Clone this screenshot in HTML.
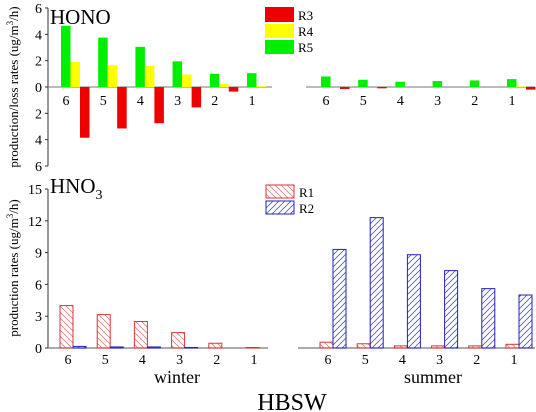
<!DOCTYPE html>
<html><head><meta charset="utf-8"><style>
body{margin:0;background:#fff}
svg{display:block;font-family:"Liberation Serif",serif}
</style></head><body>
<svg id="c" width="536" height="412" viewBox="0 0 536 412">
<defs>
<pattern id="hR1" width="6" height="6" patternUnits="userSpaceOnUse"><path d="M0,0 L6,6 M-3,3 L3,9 M3,-3 L9,3" stroke="#e08080" stroke-width="0.8"/></pattern>
<pattern id="hR2" width="6" height="6" patternUnits="userSpaceOnUse"><path d="M0,6 L6,0 M-3,3 L3,-3 M3,9 L9,3" stroke="#5555cc" stroke-width="0.8"/></pattern>
</defs>
<g id="g"></g>
</svg>
<script>
const cats=["6","5","4","3","2","1"];
const honoWinterR5=[4.65,3.75,3.05,1.95,1.0,1.05];
const honoWinterR4=[1.9,1.65,1.6,0.95,0.25,0.05];
const honoWinterR3=[-3.85,-3.15,-2.75,-1.55,-0.35,0];
const honoSummerR5=[0.8,0.55,0.4,0.45,0.5,0.6];
const honoSummerR4=[0,0,0,0,0,0.05];
const honoSummerR3=[-0.15,-0.1,0,0,0,-0.2];
const hno3WinterR1=[4.0,3.15,2.5,1.45,0.45,0.05];
const hno3WinterR2=[0.15,0.1,0.1,0.05,0,0];
const hno3SummerR1=[0.55,0.4,0.2,0.2,0.2,0.35];
const hno3SummerR2=[9.3,12.3,8.8,7.3,5.6,5.0];
const honoTicks=[6,4,2,0,-2,-4,-6];
const hno3Ticks=[0,3,6,9,12,15];

const NS="http://www.w3.org/2000/svg";
const g=document.getElementById('g');
function mk(t,a,txt){const e=document.createElementNS(NS,t);for(const k in a)e.setAttribute(k,a[k]);if(txt!==undefined)e.textContent=txt;g.appendChild(e);return e;}
const yTop=v=>87-v*13.17;
const yBot=v=>348-v*10.6;
const step=37.2;
// top axes
mk('line',{x1:48,y1:8,x2:48,y2:166,stroke:'#333','stroke-width':1});
honoTicks.forEach(t=>{const l=mk('line',{x1:45,y1:yTop(t),x2:48,y2:yTop(t),stroke:'#333'});
const e=mk('text',{x:42,y:yTop(t)+5,'text-anchor':'end','font-size':14},Math.abs(t));});
mk('line',{x1:48,y1:87,x2:272,y2:87,stroke:'#777'});
mk('line',{x1:306,y1:87,x2:535,y2:87,stroke:'#777'});
function hono(x0,r5,r4,r3){cats.forEach((c,i)=>{const x=x0+i*step;
[[r5,'#00ee00',0],[r4,'#ffff00',9.5],[r3,'#ee0000',19]].forEach(([arr,col,off])=>{const v=arr[i];const y1=yTop(Math.max(v,0)),y2=yTop(Math.min(v,0));
const r=mk('rect',{x:x+off,y:y1,width:9.5,height:Math.max(y2-y1,0),fill:col});});
const t=mk('text',{x:x+5,y:105,'text-anchor':'middle','font-size':14},c);});}
hono(61,honoWinterR5,honoWinterR4,honoWinterR3);
hono(321,honoSummerR5,honoSummerR4,honoSummerR3);
// bottom axes
mk('line',{x1:48,y1:189,x2:48,y2:348,stroke:'#333'});
hno3Ticks.forEach(t=>{const l=mk('line',{x1:45,y1:yBot(t),x2:48,y2:yBot(t),stroke:'#333'});
const e=mk('text',{x:42,y:yBot(t)+5,'text-anchor':'end','font-size':14},t);});
mk('line',{x1:48,y1:348,x2:268,y2:348,stroke:'#777','stroke-width':1.2});
mk('line',{x1:298,y1:348,x2:535,y2:348,stroke:'#777','stroke-width':1.2});
function hno3(x0,r1,r2){cats.forEach((c,i)=>{const x=x0+i*step;
[[r1,'#dd3333','url(#hR1)',0],[r2,'#2222bb','url(#hR2)',13]].forEach(([arr,col,pat,off])=>{const v=arr[i];
const r=mk('rect',{x:x+off,y:yBot(v),width:13,height:Math.max(v*10.6,0),fill:pat,stroke:col,'stroke-width':1});});
const t=mk('text',{x:x+8,y:364,'text-anchor':'middle','font-size':14},c);});}
hno3(60,hno3WinterR1,hno3WinterR2);
hno3(320,hno3SummerR1,hno3SummerR2);
</script>
<svg width="536" height="412" style="position:absolute;left:0;top:0" font-family="Liberation Serif, serif">
<text x="50" y="24" font-size="21">HONO</text>
<text x="50" y="193" font-size="21">HNO<tspan font-size="14" dy="6">3</tspan></text>
<g>
<rect x="265" y="7" width="29" height="15" fill="#ee0000"/><text x="298" y="20" font-size="13">R3</text>
<rect x="265" y="24" width="29" height="14" fill="#ffff00"/><text x="298" y="36" font-size="13">R4</text>
<rect x="265" y="40" width="29" height="14" fill="#00ee00"/><text x="298" y="52" font-size="13">R5</text>
</g>
<g>
<rect x="266" y="185" width="28" height="13" fill="url(#hR1)" stroke="#dd3333"/><text x="299" y="197" font-size="13">R1</text>
<rect x="266" y="201" width="28" height="13" fill="url(#hR2)" stroke="#2222bb"/><text x="299" y="213" font-size="13">R2</text>
</g>
<text x="177" y="383" font-size="18" text-anchor="middle">winter</text>
<text x="433" y="383" font-size="18" text-anchor="middle">summer</text>
<text x="292" y="410" font-size="24" text-anchor="middle">HBSW</text>
<text transform="translate(18,87) rotate(-90)" font-size="13" text-anchor="middle">production/loss rates (ug/m<tspan font-size="9" dy="-5">3</tspan><tspan dy="5">/h)</tspan></text>
<text transform="translate(18,268) rotate(-90)" font-size="13" text-anchor="middle">production rates (ug/m<tspan font-size="9" dy="-5">3</tspan><tspan dy="5">/h)</tspan></text>
</svg>
</body></html>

__THE PROBLEM__:
Every line from the top of the material above through the line with "const hno3Ticks=[0,3,6,9,12,15];" should be duplicated exactly, please; leave out the pictures.

__SOLUTION FOR THIS PROBLEM__:
Clone this screenshot in HTML.
<!DOCTYPE html>
<html><head><meta charset="utf-8"><style>
body{margin:0;background:#fff}
svg{display:block;font-family:"Liberation Serif",serif}
</style></head><body>
<svg id="c" width="536" height="412" viewBox="0 0 536 412">
<defs>
<pattern id="hR1" width="6" height="6" patternUnits="userSpaceOnUse"><path d="M0,0 L6,6 M-3,3 L3,9 M3,-3 L9,3" stroke="#e08080" stroke-width="0.8"/></pattern>
<pattern id="hR2" width="6" height="6" patternUnits="userSpaceOnUse"><path d="M0,6 L6,0 M-3,3 L3,-3 M3,9 L9,3" stroke="#5555cc" stroke-width="0.8"/></pattern>
</defs>
<g id="g"></g>
</svg>
<script>
const cats=["6","5","4","3","2","1"];
const honoWinterR5=[4.65,3.75,3.05,1.95,1.0,1.05];
const honoWinterR4=[1.9,1.65,1.6,0.95,0.25,0.05];
const honoWinterR3=[-3.85,-3.15,-2.75,-1.55,-0.35,0];
const honoSummerR5=[0.8,0.55,0.4,0.45,0.5,0.6];
const honoSummerR4=[0,0,0,0,0,0.05];
const honoSummerR3=[-0.15,-0.1,0,0,0,-0.2];
const hno3WinterR1=[4.0,3.15,2.5,1.45,0.45,0.05];
const hno3WinterR2=[0.15,0.1,0.1,0.05,0,0];
const hno3SummerR1=[0.55,0.4,0.2,0.2,0.2,0.35];
const hno3SummerR2=[9.3,12.3,8.8,7.3,5.6,5.0];
const honoTicks=[6,4,2,0,-2,-4,-6];
const hno3Ticks=[0,3,6,9,12,15];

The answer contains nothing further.